Выезжали на дальние покосы, крестьяне жили там вплоть до окончания работ, а завершить уборку сена старались к Ильиню дню (2 августа по новому стилю). Эти три недели крестьяне жили на покосах почти безвыездно, лишь изредка отправляя в деревню кого-либо за продуктами. В напряженной покосной страде отдых был очень редким, но все же существовали особые дни, когда крестьяне остерегались работать. В Приангарье это был день Кирики Улиты (12 июля по старому стилю), а в Казачинском, Тасеевском и Бирилюсском районах - Ильинская Пятница, предшествующая Ильину дню. По общепризнанному мнению, в эти дни работать было совершенно бесполезно, так как собранное сено уничтожалось непогодой, и сами работники при этом могли пострадать:
- Кирика Улита сильно вредная. Мы поехали на дальний покос. Там сено по дороге высохло. Тятя говорит: "Не ходи, не греби!" Я сгреб: жалко сена было. А на другой день смотрю: все 10 копен сгорело
(д. Каменка Богучанского района).
- Кирика-матушка - пакосливая. Очень опасный этот день. У нас раньше-то всегда с покосов выезжали в баню. А в колхозе в этот день работали. Вот в Пинчуге было. Пинчугские-то в Кирику сидели, обедали. Вдруг откуль ни возьмись, молния, гром. Сразу убило четырех
(с. Пинчуга Богучанского района).

Ильинская пятница тоже воспринималась жителями как день "грозный, вредный, пакосливый, притчеватый":
- Все говорили, что она притчеватая была, эта пятница. И даже я знаю. Раз поехали в Ильинскую пятницу мы и сосед недалеко от нас. У него 10 коней было. Накосили сена, он это сено сметал. Зашла туча. Молния ударила, и все это сено сгорело. Нельзя работать (с. Закемь Казачинскеого района).

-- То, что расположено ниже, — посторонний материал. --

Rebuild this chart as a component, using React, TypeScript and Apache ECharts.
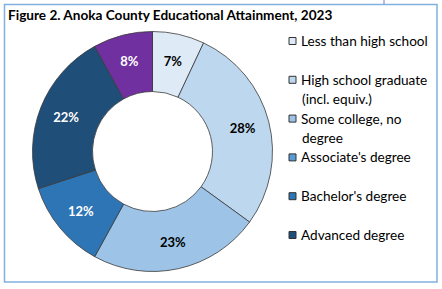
import React, { useEffect, useRef } from "react";
import * as echarts from "echarts";

const title = "Figure 2. Anoka County Educational Attainment, 2023";
const categories = [
  "Less than high school",
  "High school graduate (incl. equiv.)",
  "Some college, no degree",
  "Associate's degree",
  "Bachelor's degree",
  "Advanced degree",
];
const values = [7, 28, 23, 12, 22, 8];
const sliceColors = ["#deebf7", "#bdd7ee", "#9dc3e6", "#2e75b6", "#1f4e79", "#7030a0"];
const labelColors = ["#000000", "#000000", "#000000", "#ffffff", "#ffffff", "#ffffff"];
const legendColors = ["#deebf7", "#bdd7ee", "#9dc3e6", "#5b9bd5", "#2e75b6", "#1f4e79"];
const legendLines = [
  ["Less than high school"],
  ["High school graduate", "(incl. equiv.)"],
  ["Some college, no", "degree"],
  ["Associate's degree"],
  ["Bachelor's degree"],
  ["Advanced degree"],
];

const FONT = "Lato";

export default function App() {
  const ref = useRef<HTMLDivElement>(null);
  useEffect(() => {
    if (!ref.current) return;
    const chart = echarts.init(ref.current, null, { renderer: "svg" });
    const legendTop = 34;
    const legendItemH = 14;
    const legendGap = 24.8;
    const legendTextX = 302;
    const contTexts: any[] = [];
    legendLines.forEach((lines, i) => {
      const cy = legendTop + i * (legendItemH + legendGap) + legendItemH / 2;
      lines.slice(1).forEach((ln, j) => {
        contTexts.push({
          type: "text",
          x: legendTextX,
          y: cy + 19 * (j + 1),
          style: {
            text: ln,
            fill: "#000",
            font: `13.6px ${FONT}`,
            textVerticalAlign: "middle",
            textAlign: "left",
          },
        });
      });
    });
    chart.setOption({
      animation: false,
      title: {
        text: title,
        left: 8,
        top: 8,
        padding: 0,
        textStyle: { fontFamily: FONT, fontSize: 13.6, fontWeight: "bold", color: "#000" },
      },
      legend: {
        orient: "vertical",
        left: 288.5,
        top: legendTop,
        padding: 0,
        itemWidth: 7,
        itemHeight: 7,
        itemGap: legendGap,
        textGap: 6.5,
        icon: "rect",
        selectedMode: false,
        formatter: (name: string) => legendLines[categories.indexOf(name)][0],
        textStyle: { fontFamily: FONT, fontSize: 13.6, color: "#000", lineHeight: legendItemH, padding: [0, 0, 0, 0] },
        itemStyle: { borderColor: "#333", borderWidth: 1 },
        data: categories.map((c, i) => ({
          name: c,
          itemStyle: { color: legendColors[i], borderColor: "#333", borderWidth: 1 },
        })),
      },
      graphic: [
        {
          type: "rect",
          shape: { x: 4.5, y: 4.5, width: 432.5, height: 277.5 },
          style: { fill: "none", stroke: "#80b1de", lineWidth: 1.5 },
          silent: true,
        },
        {
          type: "line",
          shape: { x1: 384, y1: 0, x2: 384, y2: 4 },
          style: { stroke: "#6d7fd8", lineWidth: 1 },
          silent: true,
        },
        ...contTexts,
      ],
      series: [
        {
          type: "pie",
          center: [152.5, 151.5],
          radius: [60, 120],
          startAngle: 90,
          clockwise: true,
          silent: true,
          avoidLabelOverlap: false,
          itemStyle: { borderColor: "#3a3a3a", borderWidth: 0.8 },
          label: {
            show: true,
            position: "inside",
            fontFamily: FONT,
            fontSize: 13,
            fontWeight: "bold",
            formatter: (p: any) => `${Math.round(p.percent)}%`,
          },
          labelLine: { show: false },
          emphasis: { disabled: true },
          data: categories.map((c, i) => ({
            name: c,
            value: values[i],
            itemStyle: { color: sliceColors[i] },
            label: { color: labelColors[i] },
          })),
        },
      ],
    });
    return () => chart.dispose();
  }, []);
  return (
    <div
      ref={ref}
      style={{ position: "fixed", left: 0, top: 0, width: 442, height: 289, background: "#fff" }}
    />
  );
}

С дальних покосов сено можно было вывезти лишь зимой, по санному пути. Поэтому крестьяне старались иметь хоть небольшие покосные делянки недалеко от деревни. Существовал и другой способ прокорма домашних животных. До вывоза сена коней и коров перегоняли на заимку, где и был запасен корм и где со скотиной жил кто-либо из домочадцев. Пожилые женщины рассказывают нам, как в юности им приходилось жить по полтора-два месяца вдали от деревни на заимке "на жеребых кобылах" или с коровами.
У старожилов-сибиряков был накоплен богатый опыт, облегчающий домашнее скотоводство. Так, весной, после окончания посевных работ, жители края отпускали лошадей на свободный выпас. В Причулымье их переправляли на острова, где они паслись до покоса или более поздних сроков. Так же поступали в Приангарье либо отпускали табун лошадей в тайгу. Если у стада хороший вожак, то лошадям были не страшны лесные хищники и они находились в лесу до появления сильного гнуса. А затем комары и оводы выгоняли животных домой.
Помимо накопленного практического опыта, у крестьян приенисейского региона в XIX-XX вв. существовал цикл обрядов, направленных на достижение благополучия в скотоводстве. В этих обрядах переплетаются реальные наблюдения над животными с магическими верованиями, оберегами, запретами. Обрядовые действия исполнялись в определенные сроки. В годовом цикле забота о благополучии скота видна уже в святочных обходах домов. Многие святочные колядки должны были с помощью магии слова обеспечить хороший приплод скота и его здоровье:
- Поздравляем с Новым годом,
Со скотом - животом,
Со пшеницей и овсом.
Чтоб скотинушка водилась,
Чтоб коровушка телилась,
Поросята водились,
Курочки плодились:

Кроме того, скотоводческим обрядам был посвящен ряд дней с конца зимы и до начала лета. Одни из них известны всем жителям края, другие отмечались новопоселенцами. Так, в новых селах Тасеевского района отмечали день Агафьи-коровницы (5 февраля по старому стилю) и Онисима-овчарника (15 февраля по старому стилю). По поверью, святая Агафья способствовала благополучному отелу коров, а Онисим охранял от волков овец в овчарнях.
В народной культуре Енисейской губернии существовали и дни, имеющие общерегиональное распространение. Таким был день святого Власия (11 февраля по старому стилю), которого в народе почитали как покровителя скота. Исследователи считают, что этот христианский святой унаследовал функции языческого бога Волоса-Велеса, покровителя скота и богатства.
Местами он только почитается за покровителя домашнего скота, но не празднуется, причем Власия смешивают с именем святого Васса. Когда отелится корова или оягнится овца, их окуривают "богородцкой" травой и приговаривают: "Святый Власей (или Васса), дай здоровица теленочку" :или "дай здоровица ягненочку". Это делают обычно хозяйки.
Выпуская в первый раз скотину в поле, крестьяне приговаривают: "Угодник Божей Власей! Не оставь скотинку в пути и в дороге, итить безо всякого припятствия. Ключ и замок - крепкие слова".
- Был день Власа. Его считали покровителем скота. Когда покупали корову, то его вспоминали (с. Казачинское).
- Когда летом плавили лошадь через Чулым, то отец все приговаривал: "Батюшка Власий, батюшка Власий" (с. Арефьево Бирилюсского района).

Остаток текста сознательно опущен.